--- Start ---
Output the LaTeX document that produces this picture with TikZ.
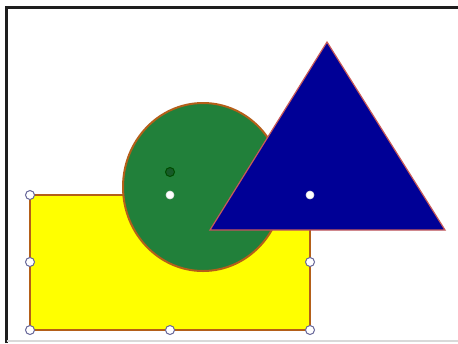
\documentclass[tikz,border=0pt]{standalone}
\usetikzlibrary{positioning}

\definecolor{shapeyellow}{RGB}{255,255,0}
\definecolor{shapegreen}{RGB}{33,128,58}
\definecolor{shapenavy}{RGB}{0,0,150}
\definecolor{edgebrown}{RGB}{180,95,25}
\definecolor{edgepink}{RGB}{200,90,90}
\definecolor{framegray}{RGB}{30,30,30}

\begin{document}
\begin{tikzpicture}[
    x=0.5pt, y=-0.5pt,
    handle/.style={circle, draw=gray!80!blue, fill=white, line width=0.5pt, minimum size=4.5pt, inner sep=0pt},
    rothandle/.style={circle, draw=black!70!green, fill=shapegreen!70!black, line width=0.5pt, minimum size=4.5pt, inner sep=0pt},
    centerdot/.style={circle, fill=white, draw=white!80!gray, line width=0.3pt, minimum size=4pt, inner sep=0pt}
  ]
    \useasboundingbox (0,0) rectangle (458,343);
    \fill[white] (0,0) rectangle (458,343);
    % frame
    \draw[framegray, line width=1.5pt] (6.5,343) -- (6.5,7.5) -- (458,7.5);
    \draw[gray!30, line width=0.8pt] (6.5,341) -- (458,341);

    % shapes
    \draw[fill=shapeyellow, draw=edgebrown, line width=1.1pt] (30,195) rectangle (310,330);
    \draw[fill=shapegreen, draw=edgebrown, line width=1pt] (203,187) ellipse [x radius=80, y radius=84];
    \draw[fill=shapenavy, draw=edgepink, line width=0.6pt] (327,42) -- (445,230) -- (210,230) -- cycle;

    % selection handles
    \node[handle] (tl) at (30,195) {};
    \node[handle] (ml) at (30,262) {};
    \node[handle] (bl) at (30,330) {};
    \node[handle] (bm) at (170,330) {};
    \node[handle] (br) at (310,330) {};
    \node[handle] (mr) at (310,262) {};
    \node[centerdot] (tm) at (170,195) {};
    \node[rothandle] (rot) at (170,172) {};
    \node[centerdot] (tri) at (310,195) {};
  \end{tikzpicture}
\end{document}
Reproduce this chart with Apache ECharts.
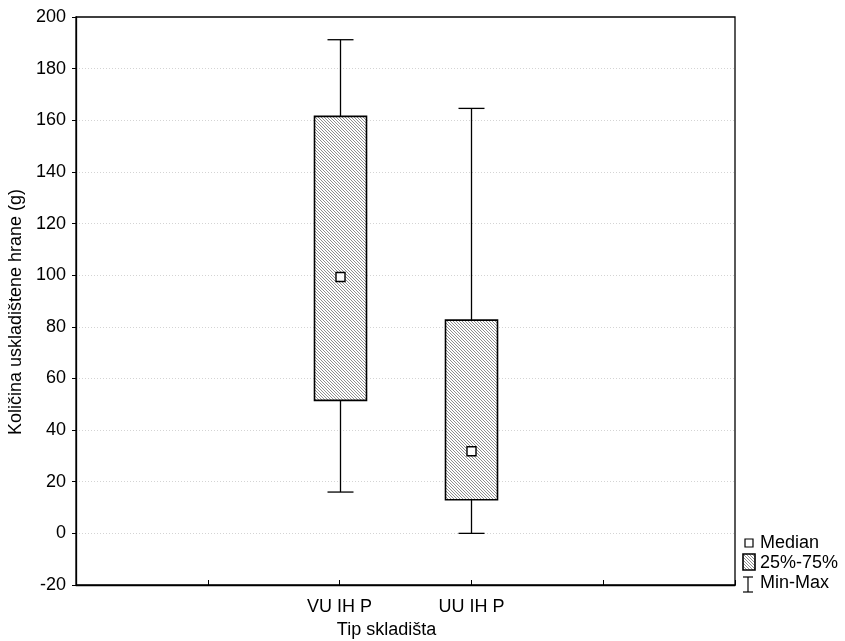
--- End ---
What you will do →
Return the listing above word for word, with the pictures removed.

Solved problem →
Output the LaTeX document that produces this picture with TikZ.
\documentclass[tikz,border=0pt]{standalone}
\usetikzlibrary{positioning}

\definecolor{shapeyellow}{RGB}{255,255,0}
\definecolor{shapegreen}{RGB}{33,128,58}
\definecolor{shapenavy}{RGB}{0,0,150}
\definecolor{edgebrown}{RGB}{180,95,25}
\definecolor{edgepink}{RGB}{200,90,90}
\definecolor{framegray}{RGB}{30,30,30}

\begin{document}
\begin{tikzpicture}[
    x=0.5pt, y=-0.5pt,
    handle/.style={circle, draw=gray!80!blue, fill=white, line width=0.5pt, minimum size=4.5pt, inner sep=0pt},
    rothandle/.style={circle, draw=black!70!green, fill=shapegreen!70!black, line width=0.5pt, minimum size=4.5pt, inner sep=0pt},
    centerdot/.style={circle, fill=white, draw=white!80!gray, line width=0.3pt, minimum size=4pt, inner sep=0pt}
  ]
    \useasboundingbox (0,0) rectangle (458,343);
    \fill[white] (0,0) rectangle (458,343);
    % frame
    \draw[framegray, line width=1.5pt] (6.5,343) -- (6.5,7.5) -- (458,7.5);
    \draw[gray!30, line width=0.8pt] (6.5,341) -- (458,341);

    % shapes
    \draw[fill=shapeyellow, draw=edgebrown, line width=1.1pt] (30,195) rectangle (310,330);
    \draw[fill=shapegreen, draw=edgebrown, line width=1pt] (203,187) ellipse [x radius=80, y radius=84];
    \draw[fill=shapenavy, draw=edgepink, line width=0.6pt] (327,42) -- (445,230) -- (210,230) -- cycle;

    % selection handles
    \node[handle] (tl) at (30,195) {};
    \node[handle] (ml) at (30,262) {};
    \node[handle] (bl) at (30,330) {};
    \node[handle] (bm) at (170,330) {};
    \node[handle] (br) at (310,330) {};
    \node[handle] (mr) at (310,262) {};
    \node[centerdot] (tm) at (170,195) {};
    \node[rothandle] (rot) at (170,172) {};
    \node[centerdot] (tri) at (310,195) {};
  \end{tikzpicture}
\end{document}
Reproduce this chart with Apache ECharts.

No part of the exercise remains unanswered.